Even so, a director is only as good as his material and the first half of The Walk is somewhat cloying. Doing a Ferris Bueller and breaking the fourth wall, Petit (as played by Looper’s Joseph Gordon-Levitt) addresses us the audience from the torch of the Statue of Liberty, the haunting vista of the Twin Towers looming large over both the narrative to come and also our collective memories. We then zip back in time to the land of onions, stripy jumpers and accordions as Petit explains his New York ambitions began with relatively modest tightrope acts in Paris.

Schooled by former high wire artist Papa Rudy (Ben Kingsley, of no-fixed-accent syndrome), Petit soon finds he has a flair for the theatrical and a love of a rapt audience. However, it’s a newspaper article of the soon-to-be-opened World Trade Centre that really puts fire in his belly: soaring above his home country’s Eiffel Tower, it’s the ideal stage for Petit to show off his skills to the world, a view from God’s balcony 400 metres up that will really test what a human being is capable of. Recruiting a series of associates for his so-called ‘coup’ including fellow street performer and eventual girlfriend Annie (Charlotte Le Bon), Petit travels to Manhattan to put his seemingly foolhardy plan into action.

The description of the walk sequence itself should be spared to maximise its vertiginous, palm-sweating impact. Suffice it to say, the moment proves scarier and more engrossing than most horror movies, Zemeckis, along with cinematographer Dariusz Wolski, typically making full use of advances in digital technology to craft a slice of pure cinema that’s nail-biting and spiritually haunting at the same time. It’s at this point where the movie redeems the somewhat wonky first hour, dominated as it is by an unconvincing sense of Gallic whimsy and Gordon-Levitt’s ‘pissing by’ accent (that the actor circumvents this through his natural impish charisma makes the problem somewhat more palatable).

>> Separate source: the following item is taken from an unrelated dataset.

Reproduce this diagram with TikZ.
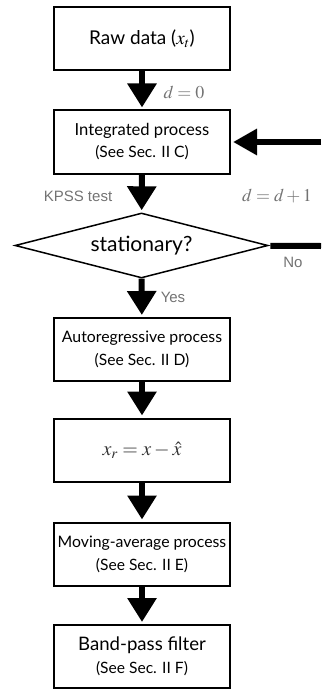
\documentclass[tikz,border=0pt]{standalone}
\usepackage{mathptmx}
\usepackage[no-math]{fontspec}
\setmainfont{Lato}
\newfontfamily\lblfont{Liberation Sans}
\usetikzlibrary{arrows.meta,shapes.geometric}

\tikzset{
  box/.style={draw, line width=2pt, minimum width=176pt, minimum height=63pt,
    align=center, inner sep=0pt},
  flow/.style={line width=6pt, -{Triangle[width=28pt,length=24pt]}, shorten >=2pt},
  lbl/.style={text=black!55, font=\lblfont\fontsize{15}{18}\selectfont},
  mlbl/.style={text=black!55, font=\fontsize{18}{21}\selectfont},
}
\newcommand{\subref}[1]{{\fontsize{15.6}{23}\selectfont (See Sec. II #1)}}

\begin{document}
\begin{tikzpicture}[x=1pt,y=-1pt]
        \useasboundingbox (0,0) rectangle (321,690);

        %% boxes
        \node[box, font=\fontsize{19}{23}\selectfont] (raw) at (142,38.5) {Raw data ($x_t$)};
        \node[box, font=\fontsize{16.6}{22}\selectfont] (integ) at (142,142) {Integrated process\\\subref{C}};
        \node[draw, diamond, aspect=3.9, line width=1.5pt, minimum width=253pt,
              minimum height=65pt, inner sep=0pt, font=\fontsize{21}{24}\selectfont]
              (stat) at (141.5,245.5) {stationary?};
        \node[box, font=\fontsize{15.8}{23}\selectfont] (autoreg) at (142,349.5) {Autoregressive process\\\subref{D}};
        \node[box, font=\fontsize{20}{24}\selectfont, text=black!80] (resid) at (142,450) {$x_r = x - \hat{x}$};
        \node[box, font=\fontsize{15.8}{23}\selectfont] (movavg) at (142,554) {Moving-average process\\\subref{E}};
        \node[box, font=\fontsize{18.6}{23}\selectfont] (bandpass) at (142,656.5) {Band-pass filter\\\subref{F}};

        %% main flow
        \draw[flow] (raw) -- (integ);
        \draw[flow] (integ) -- (stat);
        \draw[flow] (stat) -- (autoreg);
        \draw[flow] (autoreg) -- (resid);
        \draw[flow] (resid) -- (movavg);
        \draw[flow] (movavg) -- (bandpass);

        %% loop back
        \coordinate (back) at (321,142);
        \coordinate (noend) at (321,246);
        \draw[line width=6pt, -{Triangle[width=25pt,length=24pt]}, shorten >=2pt] (back) -- (integ);
        \draw[line width=6pt, shorten <=3pt] (stat) -- (noend);

        %% labels
        \node[mlbl] (dzero) at (184,92) {$d=0$};
        \node[lbl] (kpss) at (78,196) {KPSS test};
        \node[mlbl] (dinc) at (277,196) {$d=d+1$};
        \node[lbl] (no) at (293,262) {No};
        \node[lbl] (yes) at (173,297) {Yes};
\end{tikzpicture}
\end{document}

Perhaps unsurprisingly, it’s as if Zemeckis is in a bit of a rush to get through the contextual, autobiographical stuff at the beginning and open his box of moviemaking toys during the walk itself. And open them he does: at this moment the movie attains a greater sense of focus, Gordon-Levitt is able to throw more emphasis onto the physical nature of his performance and Alan Silvestri’s elegiac score (his fifteenth collaboration with the director) captures the wonder and balletic dignity of Petit’s remarkable achievement. Much like Petit’s own journey, there are bumps in the road but once the final goal is in sight, the movie never puts a foot wrong.